The Learning Tower of Pisa (right) beside the Pisa Cathedral.

The Leaning Tower of Pisa, simply known as Tower of Pisa, is a bell tower. As the name suggests, the tower actually leans on one of the sides. The Tower of Pisa is located behind the Pisa Cathedral and is among the oldest buildings in the Pisa Cathedral Square. The tower was constructed in the 12th century and began tilting almost immediately in the process of construction due to the inadequate foundation. The ground on one of the sides of the building was too soft to support the structure’s weight. The degree of the tilt increased over the years until the completion of the building 14th century. It was only stabilized in the early 21st century.
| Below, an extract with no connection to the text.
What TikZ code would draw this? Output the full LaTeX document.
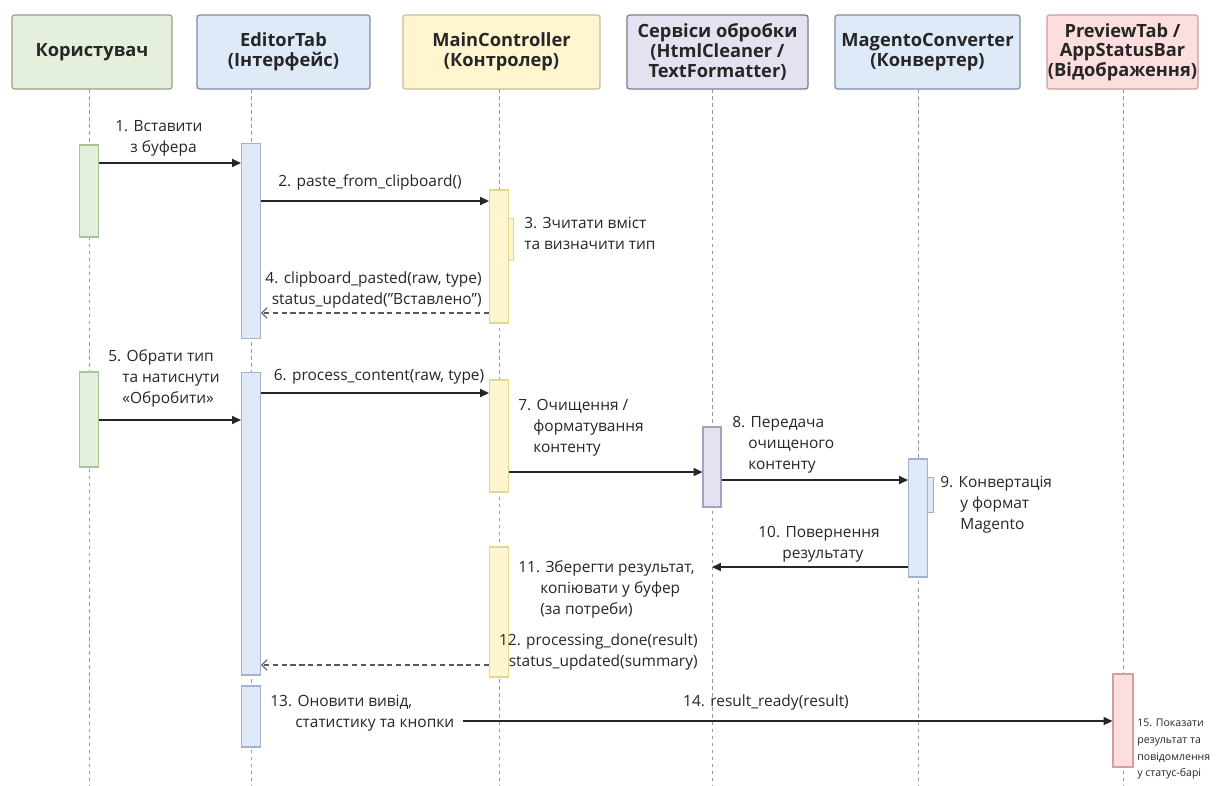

The Tower of Pisa took about 344 years to be built.

The Design of the Tower

The Tower of Pisa is about 183.2 feet tall on the lower side and 185.9 feet on the higher side. The base of the building is 8 feet wide and it weighs approximately 14,500 metric tons. It has between 294 to 296 steps, with the 7th floor having fewer steps. Before the restoration work in 1990 and 2001, the structure had leaned at 5.5° but after the restoration, the building now leans at 3.990°. Meaning, the top part of the tower is horizontally displaced at about 12 feet from the center.
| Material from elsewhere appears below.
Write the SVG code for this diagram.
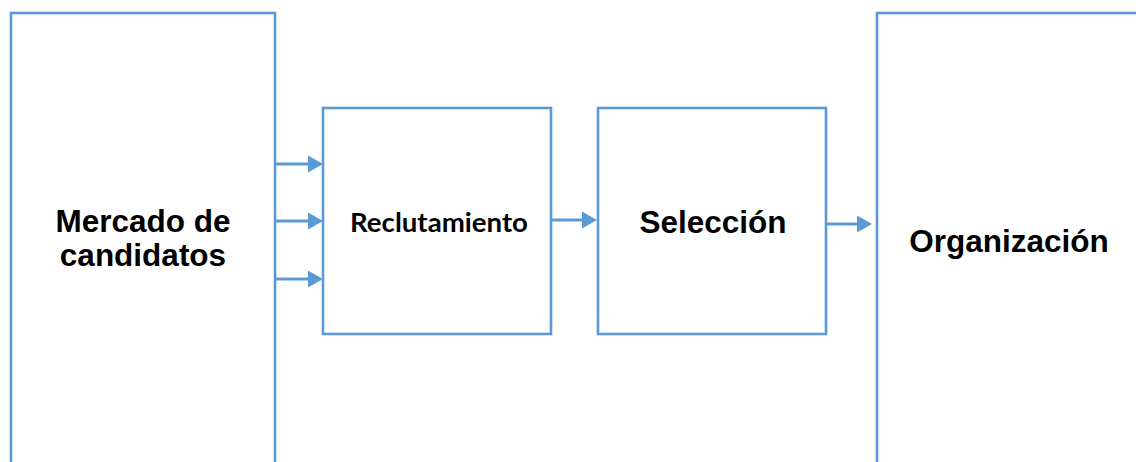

The building of the Leaning Tower began in August 1173 with the building of the ground floor. The building began leaning as soon as the building reached the second floor in 1178. The leaning was as a result of a mere 3-meter foundation set on unstable soil. The work was stopped for almost 100 years as a result of the continuous battle between the Republic and Genoa and Lucca, allowing for the soil beneath to settle. Clocks were installed on the unfinished building in 1198. The construction work resumed in 1272, with the engineers building the top floors with one of the side slightly higher than the other to compensate for the tilt, causing the building to appear curved. The construction was again halted in 1284 following the Pisan’s defeat in the Battle of Meloria. Between 1319 and 1372, the 7th floor was completed and bell-chambers added. There are seven bells hanging on the tower, with each bell representing a musical note. The Leaning Tower was temporarily closed to the public between 1989 and 2001 to allow for structural restoration and strengthening.

Will the Tower Fall Over?

Experts expect the Leaning Tower to lean for another 200 years before falling over. It may even stay almost upright forever if the restoration work is maintained. The restoration work undertaken from 1999 to 2001 stabilized the tower. The weight of the structure was placed on the north-end while soil below was extracted, allowing it slowly sink back. Some people are for the idea of the straightening of the tower but the people of Pisa would rather see it sink to the ground than be straightened. After all, how will it be called the Leaning Tower of Pisa if it does not lean?